DUBAI: Bloodbath in Egypt, civil war in Syria, stalemate in Tunisia: the Arab Spring has stoked turmoil because of a lack of maturity among the region’s new political class, analysts say.
When popular uprisings swept away long-standing dictators in Egypt, Libya and Tunisia in 2011, hopes were running high for a smooth transition and a fresh start.
But this year’s violence in Egypt and Tunisia, along with Syria’s bloody civil war, shows that the Arab world is still plagued by often deadly political unrest.

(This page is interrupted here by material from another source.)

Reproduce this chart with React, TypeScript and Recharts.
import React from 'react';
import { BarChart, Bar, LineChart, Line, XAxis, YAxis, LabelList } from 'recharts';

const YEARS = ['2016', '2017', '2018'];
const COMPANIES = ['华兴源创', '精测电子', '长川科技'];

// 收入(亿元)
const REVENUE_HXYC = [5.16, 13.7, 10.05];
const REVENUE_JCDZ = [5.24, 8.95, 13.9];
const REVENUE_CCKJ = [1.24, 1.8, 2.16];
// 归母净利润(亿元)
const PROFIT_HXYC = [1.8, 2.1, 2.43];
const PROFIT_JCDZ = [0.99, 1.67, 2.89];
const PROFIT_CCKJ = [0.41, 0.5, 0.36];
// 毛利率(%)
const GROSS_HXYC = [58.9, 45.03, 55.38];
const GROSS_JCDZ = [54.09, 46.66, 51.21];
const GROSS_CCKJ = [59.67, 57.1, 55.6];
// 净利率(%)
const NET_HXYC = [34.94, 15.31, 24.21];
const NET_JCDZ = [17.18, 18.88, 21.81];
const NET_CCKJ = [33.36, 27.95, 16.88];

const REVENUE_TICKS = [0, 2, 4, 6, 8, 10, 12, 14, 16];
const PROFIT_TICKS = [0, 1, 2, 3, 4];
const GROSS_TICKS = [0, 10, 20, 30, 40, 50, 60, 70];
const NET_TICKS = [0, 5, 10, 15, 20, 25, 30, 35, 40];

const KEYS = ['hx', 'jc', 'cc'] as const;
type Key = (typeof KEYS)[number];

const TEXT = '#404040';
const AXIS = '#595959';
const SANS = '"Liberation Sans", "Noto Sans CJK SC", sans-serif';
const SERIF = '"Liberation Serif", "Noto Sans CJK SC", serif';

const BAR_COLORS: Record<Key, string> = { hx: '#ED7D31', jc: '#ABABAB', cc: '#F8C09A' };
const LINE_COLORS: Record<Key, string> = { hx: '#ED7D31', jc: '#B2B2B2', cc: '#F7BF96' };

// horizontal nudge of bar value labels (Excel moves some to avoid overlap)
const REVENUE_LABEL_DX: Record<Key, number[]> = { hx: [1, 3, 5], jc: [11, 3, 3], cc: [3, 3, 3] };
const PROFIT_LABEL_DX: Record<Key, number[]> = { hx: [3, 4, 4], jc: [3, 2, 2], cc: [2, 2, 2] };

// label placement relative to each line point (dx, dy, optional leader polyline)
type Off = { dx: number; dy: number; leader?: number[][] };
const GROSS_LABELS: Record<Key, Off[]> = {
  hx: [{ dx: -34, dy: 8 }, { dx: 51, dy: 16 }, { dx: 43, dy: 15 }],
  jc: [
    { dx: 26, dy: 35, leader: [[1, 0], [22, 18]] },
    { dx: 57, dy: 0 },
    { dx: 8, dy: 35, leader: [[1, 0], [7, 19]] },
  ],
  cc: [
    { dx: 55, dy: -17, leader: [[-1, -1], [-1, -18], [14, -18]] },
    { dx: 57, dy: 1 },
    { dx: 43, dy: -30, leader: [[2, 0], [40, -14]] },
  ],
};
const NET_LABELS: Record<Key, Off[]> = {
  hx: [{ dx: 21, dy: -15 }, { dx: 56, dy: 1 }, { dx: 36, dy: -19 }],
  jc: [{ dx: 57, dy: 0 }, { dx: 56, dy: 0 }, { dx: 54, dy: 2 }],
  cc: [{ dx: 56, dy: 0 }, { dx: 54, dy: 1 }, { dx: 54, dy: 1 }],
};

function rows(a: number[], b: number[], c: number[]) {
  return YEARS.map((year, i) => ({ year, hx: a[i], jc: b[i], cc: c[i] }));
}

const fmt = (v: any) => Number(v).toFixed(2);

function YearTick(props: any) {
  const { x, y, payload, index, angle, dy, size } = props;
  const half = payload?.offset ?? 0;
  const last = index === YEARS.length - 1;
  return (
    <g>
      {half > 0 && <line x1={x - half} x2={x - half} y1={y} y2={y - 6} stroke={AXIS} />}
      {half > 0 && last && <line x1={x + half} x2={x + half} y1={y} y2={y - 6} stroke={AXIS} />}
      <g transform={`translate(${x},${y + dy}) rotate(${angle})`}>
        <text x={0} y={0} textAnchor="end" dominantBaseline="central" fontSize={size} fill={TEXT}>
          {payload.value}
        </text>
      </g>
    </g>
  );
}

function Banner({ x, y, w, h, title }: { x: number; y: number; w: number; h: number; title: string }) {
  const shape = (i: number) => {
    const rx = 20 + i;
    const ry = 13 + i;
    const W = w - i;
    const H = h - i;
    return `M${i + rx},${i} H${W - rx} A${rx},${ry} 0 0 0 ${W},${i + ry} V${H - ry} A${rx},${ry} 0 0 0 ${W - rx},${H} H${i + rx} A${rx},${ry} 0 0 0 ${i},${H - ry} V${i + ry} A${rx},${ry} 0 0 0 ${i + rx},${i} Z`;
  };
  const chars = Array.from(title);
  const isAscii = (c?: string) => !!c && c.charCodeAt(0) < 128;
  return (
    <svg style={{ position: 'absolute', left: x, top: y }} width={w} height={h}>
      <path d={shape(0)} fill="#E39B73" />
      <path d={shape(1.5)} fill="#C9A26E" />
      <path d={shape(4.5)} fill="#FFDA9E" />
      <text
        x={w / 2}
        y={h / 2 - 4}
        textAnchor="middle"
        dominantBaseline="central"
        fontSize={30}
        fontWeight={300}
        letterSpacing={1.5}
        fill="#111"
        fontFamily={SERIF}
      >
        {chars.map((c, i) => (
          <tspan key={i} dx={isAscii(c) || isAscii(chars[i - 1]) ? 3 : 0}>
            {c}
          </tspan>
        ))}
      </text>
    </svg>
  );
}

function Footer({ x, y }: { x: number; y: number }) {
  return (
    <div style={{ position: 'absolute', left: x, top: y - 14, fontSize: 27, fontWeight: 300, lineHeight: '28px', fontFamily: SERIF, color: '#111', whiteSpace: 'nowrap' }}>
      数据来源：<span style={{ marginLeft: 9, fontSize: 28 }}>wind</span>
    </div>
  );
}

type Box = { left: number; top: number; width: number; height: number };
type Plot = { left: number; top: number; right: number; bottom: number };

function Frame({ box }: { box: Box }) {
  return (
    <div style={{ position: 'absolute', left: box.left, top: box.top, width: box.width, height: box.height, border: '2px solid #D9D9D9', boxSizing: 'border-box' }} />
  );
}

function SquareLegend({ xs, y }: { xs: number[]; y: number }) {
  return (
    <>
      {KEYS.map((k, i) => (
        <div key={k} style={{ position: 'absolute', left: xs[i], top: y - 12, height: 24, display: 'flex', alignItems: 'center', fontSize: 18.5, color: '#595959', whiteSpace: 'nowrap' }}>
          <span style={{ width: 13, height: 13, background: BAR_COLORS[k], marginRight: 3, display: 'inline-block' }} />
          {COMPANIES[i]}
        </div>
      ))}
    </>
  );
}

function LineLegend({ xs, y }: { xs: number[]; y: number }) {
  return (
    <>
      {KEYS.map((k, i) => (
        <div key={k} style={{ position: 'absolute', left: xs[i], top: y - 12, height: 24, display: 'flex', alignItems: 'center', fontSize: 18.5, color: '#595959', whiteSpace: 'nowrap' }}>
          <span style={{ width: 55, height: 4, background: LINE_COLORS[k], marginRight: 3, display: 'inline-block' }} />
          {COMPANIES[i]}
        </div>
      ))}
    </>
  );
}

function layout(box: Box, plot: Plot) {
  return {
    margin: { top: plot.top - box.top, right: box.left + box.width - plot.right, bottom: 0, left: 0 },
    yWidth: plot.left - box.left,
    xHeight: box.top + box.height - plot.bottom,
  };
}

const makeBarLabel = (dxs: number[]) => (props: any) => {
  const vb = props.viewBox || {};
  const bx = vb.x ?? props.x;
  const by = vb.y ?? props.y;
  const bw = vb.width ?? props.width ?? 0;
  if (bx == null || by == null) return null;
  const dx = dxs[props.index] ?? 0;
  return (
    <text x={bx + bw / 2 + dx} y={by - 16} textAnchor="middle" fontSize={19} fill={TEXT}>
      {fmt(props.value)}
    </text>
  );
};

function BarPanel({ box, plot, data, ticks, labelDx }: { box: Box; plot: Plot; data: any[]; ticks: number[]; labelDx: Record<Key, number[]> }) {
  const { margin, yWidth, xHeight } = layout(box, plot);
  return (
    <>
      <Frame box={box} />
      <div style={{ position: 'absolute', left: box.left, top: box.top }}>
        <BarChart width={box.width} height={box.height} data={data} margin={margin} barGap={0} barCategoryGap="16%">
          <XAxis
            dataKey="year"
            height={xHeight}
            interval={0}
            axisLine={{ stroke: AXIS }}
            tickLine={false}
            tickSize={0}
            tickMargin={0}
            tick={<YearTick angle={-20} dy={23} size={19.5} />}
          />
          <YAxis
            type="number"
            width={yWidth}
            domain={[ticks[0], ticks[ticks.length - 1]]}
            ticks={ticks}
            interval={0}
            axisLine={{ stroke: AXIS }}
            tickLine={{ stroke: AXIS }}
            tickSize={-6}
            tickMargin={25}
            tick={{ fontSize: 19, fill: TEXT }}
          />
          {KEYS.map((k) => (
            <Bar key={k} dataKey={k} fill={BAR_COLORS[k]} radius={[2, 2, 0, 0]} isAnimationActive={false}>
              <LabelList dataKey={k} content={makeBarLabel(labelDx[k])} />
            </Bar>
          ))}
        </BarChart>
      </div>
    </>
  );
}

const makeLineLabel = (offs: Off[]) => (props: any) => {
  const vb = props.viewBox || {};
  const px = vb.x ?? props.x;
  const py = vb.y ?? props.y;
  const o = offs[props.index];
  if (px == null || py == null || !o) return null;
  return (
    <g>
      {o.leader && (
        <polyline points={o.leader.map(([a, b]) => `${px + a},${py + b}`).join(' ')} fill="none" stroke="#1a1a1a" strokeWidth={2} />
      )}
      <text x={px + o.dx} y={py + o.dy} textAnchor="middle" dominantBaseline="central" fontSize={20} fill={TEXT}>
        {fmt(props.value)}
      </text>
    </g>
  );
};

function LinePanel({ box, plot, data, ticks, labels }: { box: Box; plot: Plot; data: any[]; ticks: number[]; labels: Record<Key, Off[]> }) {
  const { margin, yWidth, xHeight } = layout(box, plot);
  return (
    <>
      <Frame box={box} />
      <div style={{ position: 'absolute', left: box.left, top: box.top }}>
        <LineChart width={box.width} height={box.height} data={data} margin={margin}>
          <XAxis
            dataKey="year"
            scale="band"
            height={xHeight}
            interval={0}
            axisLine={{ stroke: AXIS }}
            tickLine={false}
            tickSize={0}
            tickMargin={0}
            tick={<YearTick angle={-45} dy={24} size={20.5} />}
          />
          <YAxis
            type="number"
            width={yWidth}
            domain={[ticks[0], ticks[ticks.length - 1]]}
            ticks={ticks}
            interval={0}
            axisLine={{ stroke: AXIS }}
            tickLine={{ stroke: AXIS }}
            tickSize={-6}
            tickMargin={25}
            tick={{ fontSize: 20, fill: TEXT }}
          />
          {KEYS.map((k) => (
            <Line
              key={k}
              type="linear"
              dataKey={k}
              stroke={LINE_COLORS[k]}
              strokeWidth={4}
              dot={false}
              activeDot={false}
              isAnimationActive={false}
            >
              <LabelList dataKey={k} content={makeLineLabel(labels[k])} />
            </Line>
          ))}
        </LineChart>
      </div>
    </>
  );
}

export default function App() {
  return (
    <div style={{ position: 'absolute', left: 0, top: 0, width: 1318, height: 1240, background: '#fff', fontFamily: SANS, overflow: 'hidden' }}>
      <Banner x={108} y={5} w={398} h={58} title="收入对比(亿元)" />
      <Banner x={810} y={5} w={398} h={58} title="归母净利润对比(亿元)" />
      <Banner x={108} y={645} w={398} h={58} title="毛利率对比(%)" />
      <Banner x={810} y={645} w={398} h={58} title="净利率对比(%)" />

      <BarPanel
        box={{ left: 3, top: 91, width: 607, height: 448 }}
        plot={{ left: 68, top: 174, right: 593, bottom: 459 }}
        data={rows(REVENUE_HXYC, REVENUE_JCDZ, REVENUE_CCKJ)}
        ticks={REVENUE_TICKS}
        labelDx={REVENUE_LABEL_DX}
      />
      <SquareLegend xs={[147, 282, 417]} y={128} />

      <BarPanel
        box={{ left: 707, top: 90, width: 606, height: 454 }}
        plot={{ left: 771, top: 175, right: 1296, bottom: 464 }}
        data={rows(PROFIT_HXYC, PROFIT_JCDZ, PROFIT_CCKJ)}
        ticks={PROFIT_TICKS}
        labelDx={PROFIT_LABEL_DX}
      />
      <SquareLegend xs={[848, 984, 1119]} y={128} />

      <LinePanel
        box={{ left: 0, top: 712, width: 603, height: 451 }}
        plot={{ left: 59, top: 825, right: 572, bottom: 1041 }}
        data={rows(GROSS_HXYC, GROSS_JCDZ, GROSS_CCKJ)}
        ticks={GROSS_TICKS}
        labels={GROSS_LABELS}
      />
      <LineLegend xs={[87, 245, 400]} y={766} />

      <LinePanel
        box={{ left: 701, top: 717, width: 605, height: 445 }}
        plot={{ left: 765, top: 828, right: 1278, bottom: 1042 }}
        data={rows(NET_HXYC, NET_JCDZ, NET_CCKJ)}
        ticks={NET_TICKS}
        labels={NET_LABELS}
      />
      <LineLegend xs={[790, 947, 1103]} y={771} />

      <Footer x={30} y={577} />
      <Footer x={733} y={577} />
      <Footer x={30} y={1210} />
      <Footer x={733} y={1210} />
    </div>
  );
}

“Arab countries are entering a turbulent period of change, which will likely see even more domestic violence, polarisation and regional competition,” said Emile Hokayem, Middle East analyst at the International Institute for Strategic Studies.
Nearly 900 people, mostly supporters of ousted president Mohamed Morsi, have been killed in a crackdown across Egypt since August 14 when security forces moved to clear two Islamist protest camps in Cairo.
Unrest escalated further with a deadly attack by suspected Islamist militants in the restive Sinai peninsula on Monday that killed 25 members of the security forces.
The crisis has swept away most of the gains from the uprising against long-time dictator Hosni Mubarak in 2011, “especially the multi-party system with the entry of the Islamists into politics and the first democratic elections,” said Sophie Pommier, an expert on the Arab world at Sciences-Po university in Paris.
“Egypt is going to the wall. The actors are incapable of political compromise,” Pommier said.
The army chief and Egypt’s new de facto leader Abdel Fattah al-Sisi on Sunday hammered home in a speech that his country “will not bend” before “terrorists,” and the Muslim Brotherhood head, Mohamed Badie, was arrested.
“If the Muslim Brotherhood is dissolved, they will cross a red line,” Pommier warned.
“The big question is whether the international community is also going to repeat its errors out of its fear of Islamism, or bang its fists on the table to show the army that no one is fooled by this kind of strategy,” she added.
For Hokayem, the region’s uprisings “have exposed the political immaturity of every major faction in the Arab world,” which, he says, is clear from the example of the Muslim Brotherhood in Egypt.
In the year-long presidency of Morsi, who hails from the Brotherhood, the Islamist group “alienated” parts of society that they should have been able to count on.
If the crisis in Egypt seems intractable, the situation is even worse in Syria.
That country’s conflict has killed more than 100,000 people since an uprising against President Bashar al-Assad that broke out in March 2011 degenerated into a full-blown civil war.
“No one can win in Syria. Assad can survive in the medium term and hope that his enemies will weaken enough to never be able to mount that decisive challenge,” said Hokayem, who has published a book on the conflict in Syria.
For him, “a formal dismembering of Syria remains unlikely, but a de facto soft partition of the country, whereby several small entities fight but also cooperate and trade on a need-basis, alongside some ungoverned spaces, is shaping up”.